I started thinking about child art and psychoanalysis in my junior year of high school, then abandoned high school after three years to enter Harvard College. There I studied the psychology of visual perception with Rudolf Arnheim, who gave me the tools to make formal arguments on behalf of psychological insights about art. Eventually we became friends and collaborators, as in my edited volumes, Discovering Child Art: Essays on Childhood, Primitivism and Modernism (Princeton University Press, 1998) and When Were Young: New Perspectives on the Art of the Child (University of California Press, 2006) to which he contributed essays. My interest in psychoanalysis also began early with my father, a child psychoanalyst, who taught me about personality and the creative development of children.

Harvard had no studio program or facilities and as an undergraduate I spent nights welding sculpture in an abandoned coal bin under the Radcliffe theater and began writing art criticism for the college paper. In 1966 I won a Jury Award at Sculpture ‘66 in Chicago (I suspect I was accepted because they saw my grey-haired father submit the piece and thought it was his – I was a 19-year-old kid). Also in 1966, I met Andy Warhol at his Boston performance of the “Exploding Plastic Inevitable with the Velvet Underground and Nico” and reviewed it for the Harvard Crimson. My fellow students at the Harvard Crimson, who had no interest in art, taught me to write by insisting that I make my art writing intelligible to them. During the Boston newspaper strike of that year, we became the Boston Crimson and I found myself the only newspaper art critic in town! Two other important influences in college were Erik Erikson, who was then writing his psychobiography of Gandhi, and Robert Coles who was writing Children of Crisis, which won the Pulitzer Prize. Bob Coles read and critiqued my Warhol essay for me, and Ghandi’s Truth gave me the idea to look at a work of art the way Erikson looked at a charismatic political leader.

I graduated college in 1967 and went off to the Courtauld Institute of Art in London for a two-year MA in art history. In the second year I won a fellowship in art criticism from the Committee on The Pulitzer Prizes at Columbia and with that prize and the help of the Administrator of the Pulitzer Prizes, John Hohenberg, I soon found myself writing for The New York Times, The Boston Globe, The Christian Science Monitor, and The Chicago Daily News.

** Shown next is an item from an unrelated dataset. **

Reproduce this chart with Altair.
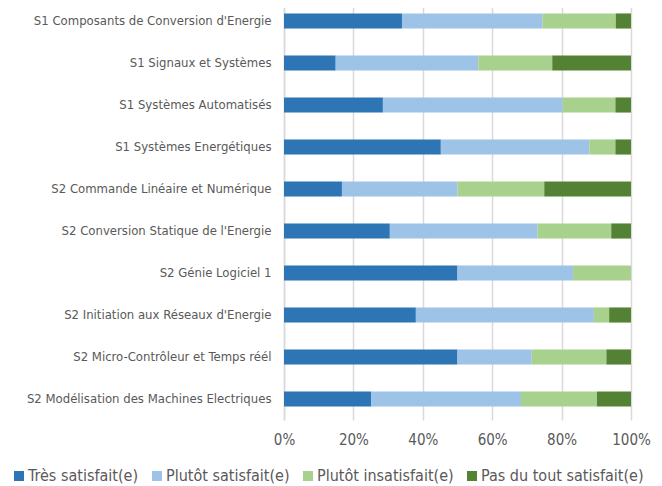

In London I also reconnected with some of the psychoanalysts who had been my father’s friends and colleagues when our family went there for my father’s work in the late 1950s. I only knew them then as a child, but as a graduate student I began reading D. W. Winnicott and Melanie Klein (both of whom I had met at the age of 11) and began to think about Erikson’s model more broadly in terms of the construction of the self. This became a central aspect of my writing about art, most recently in my book on Modern Art at the Border of Mind and Brain (University of Nebraska Press, 2015), where I make the argument that a charismatic work of art can facilitate the reorganization of the psyche and, following Erikson, that it can create a contagious rethinking on a mass scale, just as Gandhi’s psychological constructions did among his followers. Another intellectual hero of mine, whom I read but didn’t know personally until later, was E. H. Gombrich who was on my M.A. qualifying examination committee at the Courtauld.